SUPPLIED INFORMATION ▸

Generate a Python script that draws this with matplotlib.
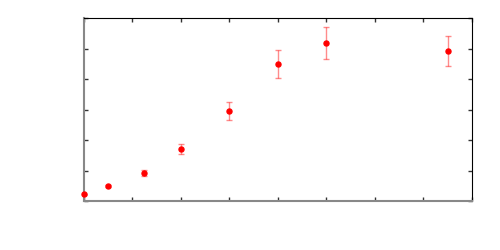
import matplotlib
matplotlib.use("Agg")
import matplotlib.pyplot as plt

x_values = [0, 0.5, 1.25, 2, 3, 4, 5, 7.5]
y_values = [0.22, 0.48, 0.91, 1.70, 2.95, 4.48, 5.19, 4.91]
y_errors = [0.02, 0.03, 0.10, 0.16, 0.29, 0.46, 0.52, 0.49]

fig = plt.figure(figsize=(5, 2.5), dpi=100)
ax = fig.add_axes([0.167, 0.196, 0.777, 0.732])

ax.errorbar(x_values, y_values, yerr=y_errors, fmt="none",
            ecolor="red", alpha=0.45, elinewidth=1, capsize=2.5, capthick=1)
ax.plot(x_values, y_values, "o", color="red", markersize=3.6, clip_on=False, zorder=3)

ax.set_xlim(0, 8)
ax.set_ylim(0, 6)
ax.set_xticks(range(0, 9))
ax.set_yticks(range(0, 7))
ax.tick_params(direction="in", length=3, width=1, color="#333333",
               top=True, right=True, labelbottom=False, labelleft=False)

ax.spines["left"].set_color("#888888")
ax.spines["bottom"].set_color("#888888")
ax.spines["left"].set_linewidth(1.5)
ax.spines["bottom"].set_linewidth(1.5)
ax.spines["top"].set_color("black")
ax.spines["right"].set_color("black")

fig.savefig("out.png", dpi=100)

WRITTEN EXERCISE ▸ In the listing, find all lines with the string "matplotlib" and copy them.

CORRECT RESULT ▸
Generate a Python script that draws this with matplotlib.
import matplotlib
matplotlib.use("Agg")
import matplotlib.pyplot as plt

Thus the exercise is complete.